The initial setup works well, but as the e-commerce site gains popularity, the Inventory and Shipping Services could become overwhelmed, failing to process all events and resulting in significant customer complaints. To prevent such outcomes, we introduce an intermediary service between the event processing and the message broker, known as the Queue Service.

The Queue Service now becomes the new subscriber to the message broker, while the Shipping and Inventory Services no longer subscribe directly to the message broker. Instead, they monitor the queue for any events. With this arrangement, regardless of the volume of payment events incoming, we ensure that they are all queued, waiting for the Event Processors (Inventory and Shipping Services) to retrieve them and update the queue once they have been successfully processed.

Ground to Cloud

Now it's time to make this system available for actual usage by deploying it to the cloud. To accomplish this, we will utilize AWS Services to implement this architectural pattern.
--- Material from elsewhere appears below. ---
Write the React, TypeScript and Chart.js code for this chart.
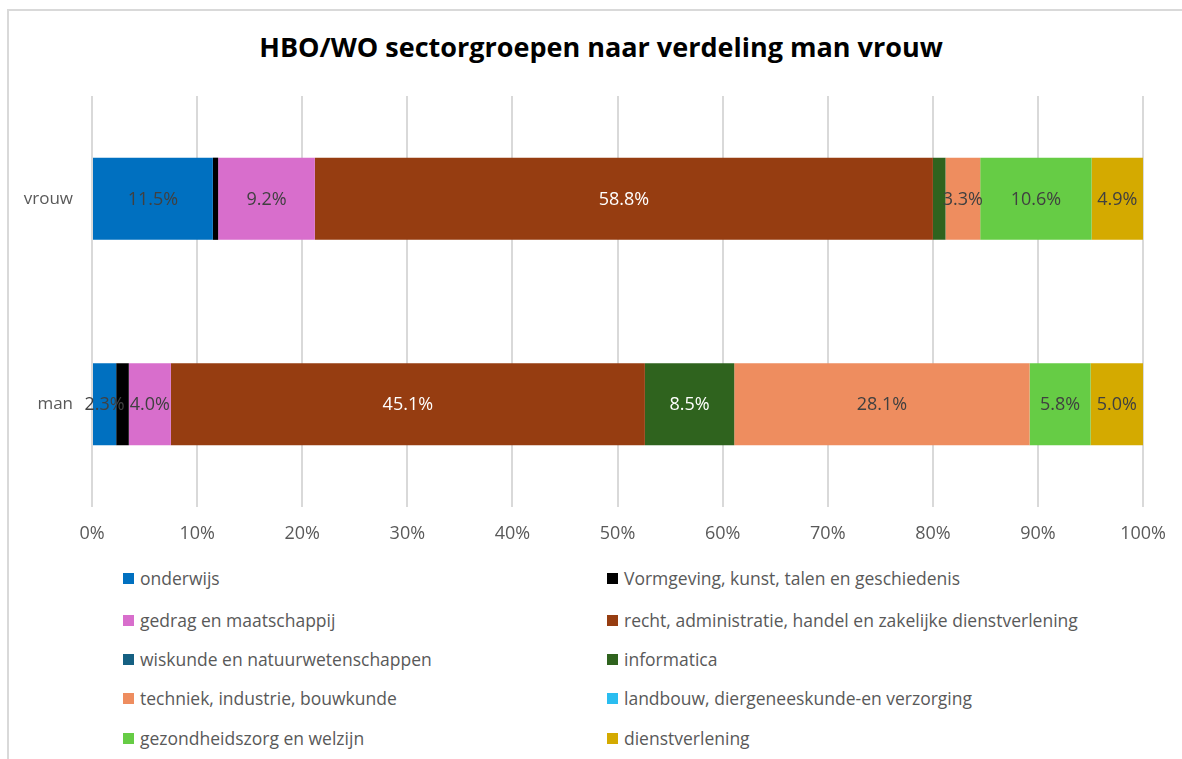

• Publisher: The Purchase service continues as the publisher of the payment completion event. The cloud implementation heavily depends on the backend framework used, but common deployments include Kubernetes, ECS Fargate (for a simple and serverless implementation of Kubernetes), EC2, and Lambda.
• Message Broker: AWS SNS will serve as the message broker. We prefer to go serverless to minimize maintenance (instead of using RabbitMQ or Kafka, which of course have their own applications, but we favor simplicity in this article for easier understanding). Specifically, we will create an SNS Topic for the Payment Complete Event.
• Queue (As Subscribers): Here, we will use AWS SQS, another serverless system, to manage the queuing. To further enhance the system, we could add a dead-letter queue for handling failed event processing, but that is a topic for another time.
• Event Processor:: The inventory and shipping services remain as the event processors. For cloud deployment, the suggestions for the Publisher apply here as well.

Benefits of the Fanout Pattern

• Decoupling of Components: Producers and consumers operate independently, enhancing system modularity and flexibility.
• Scalability: Systems can scale more easily, as adding more consumers does not impact the publisher or existing consumers.
• Fault Tolerance: The failure of one consumer does not affect the publisher or other consumers, improving the overall resilience of the system.
• Efficiency: Enables simultaneous processing of messages, reducing latency and improving response times for distributed tasks.

Practical Considerations

• Idempotency: It's crucial to design consumer services to handle the same message multiple times without adverse effects, preventing issues related to message redelivery or duplication.
• Error Handling: Implementing comprehensive error handling and retry mechanisms in consumer services ensures system robustness and reliability.
• Monitoring and Logging: Vital for tracking the system's health, identifying bottlenecks, and debugging issues across distributed components.

Conclusion

In conclusion, transitioning an e-commerce system's architecture to leverage the fanout pattern, especially when scaling to the cloud, offers significant benefits in terms of scalability, reliability, and efficiency. By utilizing AWS Services such as SNS for message brokering and SQS for queue management, we can create a resilient architecture that ensures smooth communication between microservices, even under high load. This setup not only manages the increased traffic as the e-commerce platform grows but also maintains high customer satisfaction by reliably processing payments, updating inventory, and managing shipments.

The adoption of serverless components like AWS SNS and SQS further simplifies operations, reducing the need for maintenance and allowing developers to focus on improving the application rather than managing infrastructure. The flexibility of cloud services, including the choice between containers and serverless functions for deploying microservices, provides a robust foundation for building scalable and fault-tolerant systems.